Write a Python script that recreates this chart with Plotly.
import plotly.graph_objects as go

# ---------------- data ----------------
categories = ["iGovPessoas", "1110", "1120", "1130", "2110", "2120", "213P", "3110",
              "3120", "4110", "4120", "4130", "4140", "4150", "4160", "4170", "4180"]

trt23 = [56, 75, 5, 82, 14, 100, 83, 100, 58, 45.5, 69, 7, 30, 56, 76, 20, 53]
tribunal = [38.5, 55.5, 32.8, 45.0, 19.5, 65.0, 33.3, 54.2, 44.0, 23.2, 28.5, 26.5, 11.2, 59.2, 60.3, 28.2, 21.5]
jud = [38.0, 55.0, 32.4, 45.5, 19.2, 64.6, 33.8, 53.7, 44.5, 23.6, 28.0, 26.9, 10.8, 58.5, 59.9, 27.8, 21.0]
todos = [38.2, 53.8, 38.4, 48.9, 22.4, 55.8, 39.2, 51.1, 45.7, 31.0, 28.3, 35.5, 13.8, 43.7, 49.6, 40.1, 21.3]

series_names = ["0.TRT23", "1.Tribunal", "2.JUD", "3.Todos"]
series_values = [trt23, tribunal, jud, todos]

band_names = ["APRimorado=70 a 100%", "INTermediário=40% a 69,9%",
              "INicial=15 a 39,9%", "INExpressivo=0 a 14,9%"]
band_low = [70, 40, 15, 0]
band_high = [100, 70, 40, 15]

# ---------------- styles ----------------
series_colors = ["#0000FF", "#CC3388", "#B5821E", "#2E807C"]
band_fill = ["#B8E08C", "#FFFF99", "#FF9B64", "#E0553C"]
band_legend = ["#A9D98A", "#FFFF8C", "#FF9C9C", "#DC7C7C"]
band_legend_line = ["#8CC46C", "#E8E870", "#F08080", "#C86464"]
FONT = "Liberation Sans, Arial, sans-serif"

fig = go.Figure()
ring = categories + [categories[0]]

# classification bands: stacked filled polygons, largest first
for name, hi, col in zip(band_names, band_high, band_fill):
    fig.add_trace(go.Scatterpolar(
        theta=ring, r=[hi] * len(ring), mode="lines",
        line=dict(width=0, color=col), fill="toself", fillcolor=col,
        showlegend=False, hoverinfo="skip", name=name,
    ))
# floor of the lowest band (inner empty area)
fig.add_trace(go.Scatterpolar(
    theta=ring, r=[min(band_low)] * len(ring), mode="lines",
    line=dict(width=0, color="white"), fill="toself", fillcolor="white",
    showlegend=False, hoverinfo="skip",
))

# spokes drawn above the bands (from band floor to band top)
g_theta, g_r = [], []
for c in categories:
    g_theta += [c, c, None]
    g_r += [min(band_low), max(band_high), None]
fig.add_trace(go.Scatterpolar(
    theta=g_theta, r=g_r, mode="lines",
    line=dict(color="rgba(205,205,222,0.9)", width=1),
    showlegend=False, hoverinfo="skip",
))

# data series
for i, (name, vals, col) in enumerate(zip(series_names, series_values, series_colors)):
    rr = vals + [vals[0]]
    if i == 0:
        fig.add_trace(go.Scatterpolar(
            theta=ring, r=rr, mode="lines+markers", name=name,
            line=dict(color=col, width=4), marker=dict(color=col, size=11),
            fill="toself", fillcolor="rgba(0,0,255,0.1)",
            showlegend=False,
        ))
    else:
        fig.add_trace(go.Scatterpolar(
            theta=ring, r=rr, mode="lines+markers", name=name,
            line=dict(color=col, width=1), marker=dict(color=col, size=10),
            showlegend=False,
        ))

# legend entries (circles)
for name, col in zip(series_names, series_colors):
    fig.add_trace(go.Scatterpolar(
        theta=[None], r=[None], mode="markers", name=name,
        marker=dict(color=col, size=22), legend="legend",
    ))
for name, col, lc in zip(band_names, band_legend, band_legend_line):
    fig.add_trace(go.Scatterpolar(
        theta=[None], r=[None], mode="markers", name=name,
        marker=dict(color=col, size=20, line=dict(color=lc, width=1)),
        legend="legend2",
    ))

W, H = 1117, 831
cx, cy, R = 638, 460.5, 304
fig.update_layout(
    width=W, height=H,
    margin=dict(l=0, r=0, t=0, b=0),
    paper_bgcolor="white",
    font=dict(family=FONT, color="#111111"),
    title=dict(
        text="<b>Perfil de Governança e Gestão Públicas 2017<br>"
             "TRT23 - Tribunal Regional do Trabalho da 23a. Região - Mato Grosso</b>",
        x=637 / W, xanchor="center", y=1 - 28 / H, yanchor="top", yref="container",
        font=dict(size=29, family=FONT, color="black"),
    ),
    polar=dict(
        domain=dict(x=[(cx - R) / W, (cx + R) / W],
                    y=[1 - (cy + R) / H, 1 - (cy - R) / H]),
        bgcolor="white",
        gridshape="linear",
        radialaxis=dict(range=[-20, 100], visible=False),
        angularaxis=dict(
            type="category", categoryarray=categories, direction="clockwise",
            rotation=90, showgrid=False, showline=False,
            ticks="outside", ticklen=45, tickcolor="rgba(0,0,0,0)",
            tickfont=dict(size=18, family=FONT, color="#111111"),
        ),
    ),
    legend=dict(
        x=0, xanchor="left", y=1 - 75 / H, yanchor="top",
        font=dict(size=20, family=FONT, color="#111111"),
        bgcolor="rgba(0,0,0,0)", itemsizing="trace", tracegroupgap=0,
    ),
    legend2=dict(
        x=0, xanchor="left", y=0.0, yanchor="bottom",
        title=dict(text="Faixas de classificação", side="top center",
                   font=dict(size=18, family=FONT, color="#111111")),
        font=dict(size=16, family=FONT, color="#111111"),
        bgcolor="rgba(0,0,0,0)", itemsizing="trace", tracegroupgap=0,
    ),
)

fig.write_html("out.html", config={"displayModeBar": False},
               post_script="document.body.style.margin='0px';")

========================

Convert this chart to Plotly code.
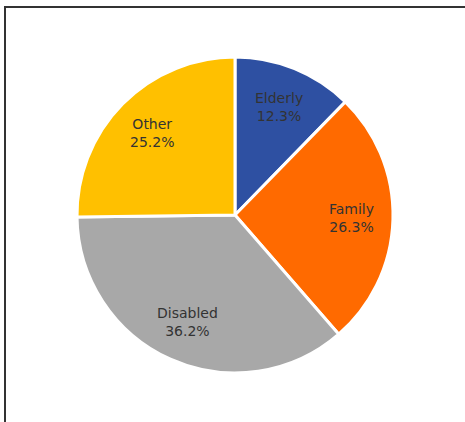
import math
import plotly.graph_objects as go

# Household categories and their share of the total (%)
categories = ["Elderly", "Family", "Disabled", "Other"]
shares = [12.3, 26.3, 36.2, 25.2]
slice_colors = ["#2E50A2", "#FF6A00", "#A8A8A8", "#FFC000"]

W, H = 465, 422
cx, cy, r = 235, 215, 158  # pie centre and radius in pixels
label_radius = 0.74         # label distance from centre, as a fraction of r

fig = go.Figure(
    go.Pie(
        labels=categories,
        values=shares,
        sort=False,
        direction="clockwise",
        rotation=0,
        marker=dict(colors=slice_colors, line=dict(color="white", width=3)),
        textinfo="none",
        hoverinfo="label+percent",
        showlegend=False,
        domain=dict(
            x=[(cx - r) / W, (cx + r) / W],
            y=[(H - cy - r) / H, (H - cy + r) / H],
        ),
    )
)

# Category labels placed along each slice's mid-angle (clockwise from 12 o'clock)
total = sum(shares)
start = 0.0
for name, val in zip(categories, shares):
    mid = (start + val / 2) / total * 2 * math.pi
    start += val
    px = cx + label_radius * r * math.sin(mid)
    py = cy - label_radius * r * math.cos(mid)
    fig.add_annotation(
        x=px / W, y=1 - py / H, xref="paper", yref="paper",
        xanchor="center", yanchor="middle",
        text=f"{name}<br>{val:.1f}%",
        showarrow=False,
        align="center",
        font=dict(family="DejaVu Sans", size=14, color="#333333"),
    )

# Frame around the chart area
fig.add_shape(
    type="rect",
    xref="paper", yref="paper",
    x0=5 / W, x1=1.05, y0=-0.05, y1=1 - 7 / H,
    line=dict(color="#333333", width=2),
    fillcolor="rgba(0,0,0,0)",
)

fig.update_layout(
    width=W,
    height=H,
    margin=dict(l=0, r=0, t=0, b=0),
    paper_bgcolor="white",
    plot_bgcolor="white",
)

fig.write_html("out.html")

========================

### WHAT YOU NEED TO DO:
Look back at the entries above and repeat, unchanged, every line from the line holding "Write a Python" through the line holding "49.6, 40.1, 21.3]".

### THE RESULT:
Write a Python script that recreates this chart with Plotly.
import plotly.graph_objects as go

# ---------------- data ----------------
categories = ["iGovPessoas", "1110", "1120", "1130", "2110", "2120", "213P", "3110",
              "3120", "4110", "4120", "4130", "4140", "4150", "4160", "4170", "4180"]

trt23 = [56, 75, 5, 82, 14, 100, 83, 100, 58, 45.5, 69, 7, 30, 56, 76, 20, 53]
tribunal = [38.5, 55.5, 32.8, 45.0, 19.5, 65.0, 33.3, 54.2, 44.0, 23.2, 28.5, 26.5, 11.2, 59.2, 60.3, 28.2, 21.5]
jud = [38.0, 55.0, 32.4, 45.5, 19.2, 64.6, 33.8, 53.7, 44.5, 23.6, 28.0, 26.9, 10.8, 58.5, 59.9, 27.8, 21.0]
todos = [38.2, 53.8, 38.4, 48.9, 22.4, 55.8, 39.2, 51.1, 45.7, 31.0, 28.3, 35.5, 13.8, 43.7, 49.6, 40.1, 21.3]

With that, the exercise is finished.